▸ **EXERCISE DESCRIPTION**
Pictures within the data are to be left out; everything else must be reproduced exactly.
▬▬▬▬▬▬▬▬▬▬
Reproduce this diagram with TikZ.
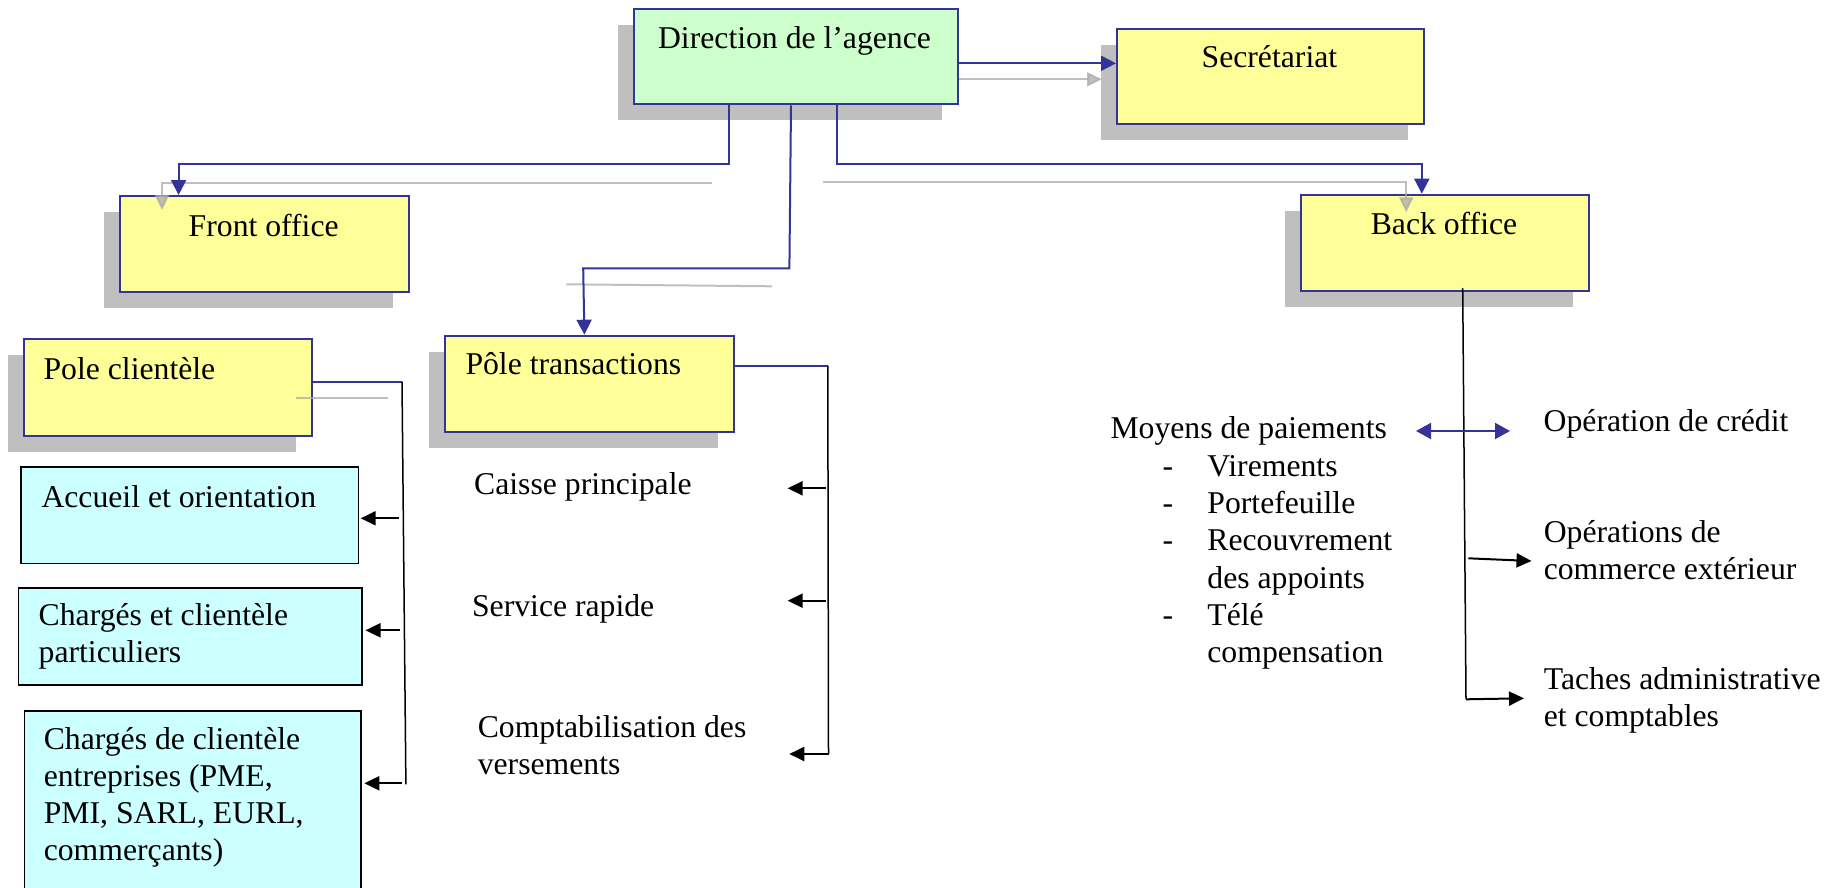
\documentclass[tikz,border=0pt]{standalone}
\usepackage{fontspec}
\setmainfont{Liberation Serif}
\usetikzlibrary{arrows.meta,shadows,calc}
\definecolor{bblue}{HTML}{333399}
\definecolor{byellow}{HTML}{FFFF99}
\definecolor{bgreen}{HTML}{CCFFCC}
\definecolor{bcyan}{HTML}{CCFFFF}
\definecolor{shgray}{HTML}{BFBFBF}
\definecolor{lgray}{HTML}{AAAAAA}
\newcommand{\bigfont}{\fontsize{31.7pt}{37.1pt}\selectfont}
\newcommand{\mlines}[1]{\begin{tabular}[t]{@{}l@{}}#1\end{tabular}}
\tikzset{
  sh/.style={drop shadow={shadow xshift=-16pt, shadow yshift=-16pt, opacity=1, fill=shgray}},
  ybox/.style={draw=bblue, line width=2pt, fill=byellow, inner sep=0pt, anchor=north west, sh},
  gbox/.style={draw=bblue, line width=2pt, fill=bgreen, inner sep=0pt, anchor=north west, sh},
  cbox/.style={draw=black, line width=1.5pt, fill=bcyan, inner sep=0pt, anchor=north west},
  lbl/.style={inner sep=0pt, anchor=base west},
  clbl/.style={inner sep=0pt, anchor=base},
  bl/.style={draw=bblue, line width=2pt},
  blarrow/.style={bl, -{Triangle[length=15pt,width=15pt]}},
  gl/.style={draw=lgray, line width=2pt, opacity=0.75},
  glarrow/.style={gl, -{Triangle[length=15pt,width=14pt]}},
  bk/.style={draw=black, line width=1.5pt},
  bkarrow/.style={draw=black, line width=2pt, -{Triangle[length=15pt,width=14pt]}},
}
\begin{document}
\begin{tikzpicture}[x=1pt, y=-1pt, font=\bigfont]
\useasboundingbox (0,0) rectangle (1841,888);
\clip (0,0) rectangle (1841,888);

% boxes
\node[gbox, minimum width=324.1pt, minimum height=95pt] (dir) at (632.5,8.3) {};
\node[ybox, minimum width=306.8pt, minimum height=95pt] (secr) at (1116,27.7) {};
\node[ybox, minimum width=288.6pt, minimum height=96.3pt] (front) at (119.4,195) {};
\node[ybox, minimum width=287.5pt, minimum height=96pt] (back) at (1300.3,193.7) {};
\node[ybox, minimum width=288.8pt, minimum height=96.3pt] (ptrans) at (444.4,334.7) {};
\node[ybox, minimum width=288.2pt, minimum height=96.4pt] (pclient) at (23,338.3) {};
\node[cbox, minimum width=337.6pt, minimum height=96.4pt] (acc) at (20,466.3) {};
\node[cbox, minimum width=343.2pt, minimum height=97pt] (cpart) at (17.8,587) {};
\node[cbox, minimum width=336.5pt, minimum height=200pt] (cent) at (23.5,710.3) {};

% box texts
\node[clbl] (dirT) at (794.5,49) {Direction de l’agence};
\node[clbl] (secrT) at (1269.4,68) {Secrétariat};
\node[clbl] (frontT) at (263.7,236) {Front office};
\node[clbl] (backT) at (1444,234) {Back office};
\node[lbl] (ptransT) at (465.3,374) {Pôle transactions};
\node[lbl] (pclientT) at (43.4,379.3) {Pole clientèle};
\node[lbl] (accT) at (41.3,507.7) {Accueil et orientation};
\node[lbl] (cpartT) at (38.5,625) {\mlines{Chargés et clientèle\\particuliers}};
\node[lbl] (centT) at (43.6,749.3) {\mlines{Chargés de clientèle\\entreprises (PME,\\PMI, SARL, EURL,\\commerçants)}};

% free texts
\node[lbl] (caisse) at (474,494.3) {Caisse principale};
\node[lbl] (service) at (471.9,616.7) {Service rapide};
\node[lbl] (compta) at (477.6,737.7) {\mlines{Comptabilisation des\\versements}};
\node[lbl] (moyens) at (1110.3,438.8) {Moyens de paiements};
\node[lbl] (liste) at (1162.5,476.7) {\begin{tabular}[t]{@{}p{44.7pt}@{}l@{}}-&Virements\\-&Portefeuille\\-&Recouvrement\\&des appoints\\-&Télé\\&compensation\end{tabular}};
\node[lbl] (opcred) at (1543.5,431.7) {Opération de crédit};
\node[lbl] (opcom) at (1543.6,542.7) {\mlines{Opérations de\\commerce extérieur}};
\node[lbl] (taches) at (1543.6,689.3) {\mlines{Taches administrative\\et comptables}};

% gray shadow connectors
\draw[glarrow] ($(dir.north east)+(0,71)$) -- ($(secr.north west)+(-14,51.6)$);
\draw[glarrow] ($(dir.south west)+(79.2,77.4)$) -| ($(front.north west)+(42.6,15)$);
\draw[gl] ($(dir.south west)+(139.5,181)$) -- ($(ptrans.north west)+(121.9,-50.4)$);
\draw[glarrow] ($(dir.south west)+(190.8,77)$) -| ($(back.north west)+(105.9,18.6)$);
\draw[gl] ($(pclient.north east)+(-17.2,60)$) -- ($(pclient.north east)+(74.8,60)$);

% blue connectors
\draw[blarrow] ($(dir.north east)+(0,55)$) -- ($(secr.north west)+(0,35.6)$);
\draw[blarrow] ($(dir.south west)+(96,0)$) |- ($(front.north west)+(59.2,-31)$) -- ($(front.north west)+(59.2,0)$);
\draw[blarrow] ($(dir.south west)+(158.5,0)$) -- ($(ptrans.north west)+(345,-66.4)$) -- ($(ptrans.north west)+(138.8,-66.4)$) -- ($(ptrans.north west)+(140,0)$);
\draw[blarrow] ($(dir.south west)+(204.4,0)$) |- ($(back.north west)+(121.5,-29.7)$) -- ($(back.north west)+(121.5,0)$);

% Pole clientele branch
\coordinate (pcv) at (402,381.7);
\coordinate (pcb) at (405.9,784.3);
\draw[bl] ($(pclient.north east)+(0,43.4)$) -- (pcv);
\draw[bk] (pcv) -- (pcb);
\draw[bkarrow] (399,518.3) -- ($(acc.north east)+(1.6,52)$);
\draw[bkarrow] (400,630.3) -- ($(cpart.north east)+(3,43.3)$);
\draw[bkarrow] (402,783.3) -- ($(cent.north east)+(2.8,73)$);

% Pole transactions branch
\coordinate (ptv) at (827.8,365.7);
\coordinate (ptb) at (828.5,754);
\coordinate (a1) at (787.6,488.3);
\coordinate (a2) at (787.6,600.7);
\coordinate (a3) at (789.3,754);
\draw[bl] ($(ptrans.north east)+(0,31)$) -- (ptv);
\draw[bk] (ptv) -- (ptb);
\draw[bkarrow] (826,488.3) -- (a1);
\draw[bkarrow] (826,600.7) -- (a2);
\draw[bkarrow] (ptb) -- (a3);

% Back office branch
\coordinate (bkb) at (1466,699.3);
\coordinate (d1) at (1416,431);
\coordinate (d2) at (1510,431);
\coordinate (e1) at (1531.5,561);
\coordinate (e2) at (1524,698.3);
\draw[bk] ($(back.south west)+(162.4,-3.7)$) -- (bkb);
\draw[bl, {Triangle[length=15pt,width=16pt]}-{Triangle[length=15pt,width=16pt]}] (d1) -- (d2);
\draw[bkarrow] (1468.3,558.3) -- (e1);
\draw[bkarrow] (bkb) -- (e2);
\end{tikzpicture}
\end{document}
▬▬▬▬▬▬▬▬▬▬
▸ **EXERCISE OUTPUT**
Reproduce this diagram with TikZ.
\documentclass[tikz,border=0pt]{standalone}
\usepackage{fontspec}
\setmainfont{Liberation Serif}
\usetikzlibrary{arrows.meta,shadows,calc}
\definecolor{bblue}{HTML}{333399}
\definecolor{byellow}{HTML}{FFFF99}
\definecolor{bgreen}{HTML}{CCFFCC}
\definecolor{bcyan}{HTML}{CCFFFF}
\definecolor{shgray}{HTML}{BFBFBF}
\definecolor{lgray}{HTML}{AAAAAA}
\newcommand{\bigfont}{\fontsize{31.7pt}{37.1pt}\selectfont}
\newcommand{\mlines}[1]{\begin{tabular}[t]{@{}l@{}}#1\end{tabular}}
\tikzset{
  sh/.style={drop shadow={shadow xshift=-16pt, shadow yshift=-16pt, opacity=1, fill=shgray}},
  ybox/.style={draw=bblue, line width=2pt, fill=byellow, inner sep=0pt, anchor=north west, sh},
  gbox/.style={draw=bblue, line width=2pt, fill=bgreen, inner sep=0pt, anchor=north west, sh},
  cbox/.style={draw=black, line width=1.5pt, fill=bcyan, inner sep=0pt, anchor=north west},
  lbl/.style={inner sep=0pt, anchor=base west},
  clbl/.style={inner sep=0pt, anchor=base},
  bl/.style={draw=bblue, line width=2pt},
  blarrow/.style={bl, -{Triangle[length=15pt,width=15pt]}},
  gl/.style={draw=lgray, line width=2pt, opacity=0.75},
  glarrow/.style={gl, -{Triangle[length=15pt,width=14pt]}},
  bk/.style={draw=black, line width=1.5pt},
  bkarrow/.style={draw=black, line width=2pt, -{Triangle[length=15pt,width=14pt]}},
}
\begin{document}
\begin{tikzpicture}[x=1pt, y=-1pt, font=\bigfont]
\useasboundingbox (0,0) rectangle (1841,888);
\clip (0,0) rectangle (1841,888);

% boxes
\node[gbox, minimum width=324.1pt, minimum height=95pt] (dir) at (632.5,8.3) {};
\node[ybox, minimum width=306.8pt, minimum height=95pt] (secr) at (1116,27.7) {};
\node[ybox, minimum width=288.6pt, minimum height=96.3pt] (front) at (119.4,195) {};
\node[ybox, minimum width=287.5pt, minimum height=96pt] (back) at (1300.3,193.7) {};
\node[ybox, minimum width=288.8pt, minimum height=96.3pt] (ptrans) at (444.4,334.7) {};
\node[ybox, minimum width=288.2pt, minimum height=96.4pt] (pclient) at (23,338.3) {};
\node[cbox, minimum width=337.6pt, minimum height=96.4pt] (acc) at (20,466.3) {};
\node[cbox, minimum width=343.2pt, minimum height=97pt] (cpart) at (17.8,587) {};
\node[cbox, minimum width=336.5pt, minimum height=200pt] (cent) at (23.5,710.3) {};

% box texts
\node[clbl] (dirT) at (794.5,49) {Direction de l’agence};
\node[clbl] (secrT) at (1269.4,68) {Secrétariat};
\node[clbl] (frontT) at (263.7,236) {Front office};
\node[clbl] (backT) at (1444,234) {Back office};
\node[lbl] (ptransT) at (465.3,374) {Pôle transactions};
\node[lbl] (pclientT) at (43.4,379.3) {Pole clientèle};
\node[lbl] (accT) at (41.3,507.7) {Accueil et orientation};
\node[lbl] (cpartT) at (38.5,625) {\mlines{Chargés et clientèle\\particuliers}};
\node[lbl] (centT) at (43.6,749.3) {\mlines{Chargés de clientèle\\entreprises (PME,\\PMI, SARL, EURL,\\commerçants)}};

% free texts
\node[lbl] (caisse) at (474,494.3) {Caisse principale};
\node[lbl] (service) at (471.9,616.7) {Service rapide};
\node[lbl] (compta) at (477.6,737.7) {\mlines{Comptabilisation des\\versements}};
\node[lbl] (moyens) at (1110.3,438.8) {Moyens de paiements};
\node[lbl] (liste) at (1162.5,476.7) {\begin{tabular}[t]{@{}p{44.7pt}@{}l@{}}-&Virements\\-&Portefeuille\\-&Recouvrement\\&des appoints\\-&Télé\\&compensation\end{tabular}};
\node[lbl] (opcred) at (1543.5,431.7) {Opération de crédit};
\node[lbl] (opcom) at (1543.6,542.7) {\mlines{Opérations de\\commerce extérieur}};
\node[lbl] (taches) at (1543.6,689.3) {\mlines{Taches administrative\\et comptables}};

% gray shadow connectors
\draw[glarrow] ($(dir.north east)+(0,71)$) -- ($(secr.north west)+(-14,51.6)$);
\draw[glarrow] ($(dir.south west)+(79.2,77.4)$) -| ($(front.north west)+(42.6,15)$);
\draw[gl] ($(dir.south west)+(139.5,181)$) -- ($(ptrans.north west)+(121.9,-50.4)$);
\draw[glarrow] ($(dir.south west)+(190.8,77)$) -| ($(back.north west)+(105.9,18.6)$);
\draw[gl] ($(pclient.north east)+(-17.2,60)$) -- ($(pclient.north east)+(74.8,60)$);

% blue connectors
\draw[blarrow] ($(dir.north east)+(0,55)$) -- ($(secr.north west)+(0,35.6)$);
\draw[blarrow] ($(dir.south west)+(96,0)$) |- ($(front.north west)+(59.2,-31)$) -- ($(front.north west)+(59.2,0)$);
\draw[blarrow] ($(dir.south west)+(158.5,0)$) -- ($(ptrans.north west)+(345,-66.4)$) -- ($(ptrans.north west)+(138.8,-66.4)$) -- ($(ptrans.north west)+(140,0)$);
\draw[blarrow] ($(dir.south west)+(204.4,0)$) |- ($(back.north west)+(121.5,-29.7)$) -- ($(back.north west)+(121.5,0)$);

% Pole clientele branch
\coordinate (pcv) at (402,381.7);
\coordinate (pcb) at (405.9,784.3);
\draw[bl] ($(pclient.north east)+(0,43.4)$) -- (pcv);
\draw[bk] (pcv) -- (pcb);
\draw[bkarrow] (399,518.3) -- ($(acc.north east)+(1.6,52)$);
\draw[bkarrow] (400,630.3) -- ($(cpart.north east)+(3,43.3)$);
\draw[bkarrow] (402,783.3) -- ($(cent.north east)+(2.8,73)$);

% Pole transactions branch
\coordinate (ptv) at (827.8,365.7);
\coordinate (ptb) at (828.5,754);
\coordinate (a1) at (787.6,488.3);
\coordinate (a2) at (787.6,600.7);
\coordinate (a3) at (789.3,754);
\draw[bl] ($(ptrans.north east)+(0,31)$) -- (ptv);
\draw[bk] (ptv) -- (ptb);
\draw[bkarrow] (826,488.3) -- (a1);
\draw[bkarrow] (826,600.7) -- (a2);
\draw[bkarrow] (ptb) -- (a3);

% Back office branch
\coordinate (bkb) at (1466,699.3);
\coordinate (d1) at (1416,431);
\coordinate (d2) at (1510,431);
\coordinate (e1) at (1531.5,561);
\coordinate (e2) at (1524,698.3);
\draw[bk] ($(back.south west)+(162.4,-3.7)$) -- (bkb);
\draw[bl, {Triangle[length=15pt,width=16pt]}-{Triangle[length=15pt,width=16pt]}] (d1) -- (d2);
\draw[bkarrow] (1468.3,558.3) -- (e1);
\draw[bkarrow] (bkb) -- (e2);
\end{tikzpicture}
\end{document}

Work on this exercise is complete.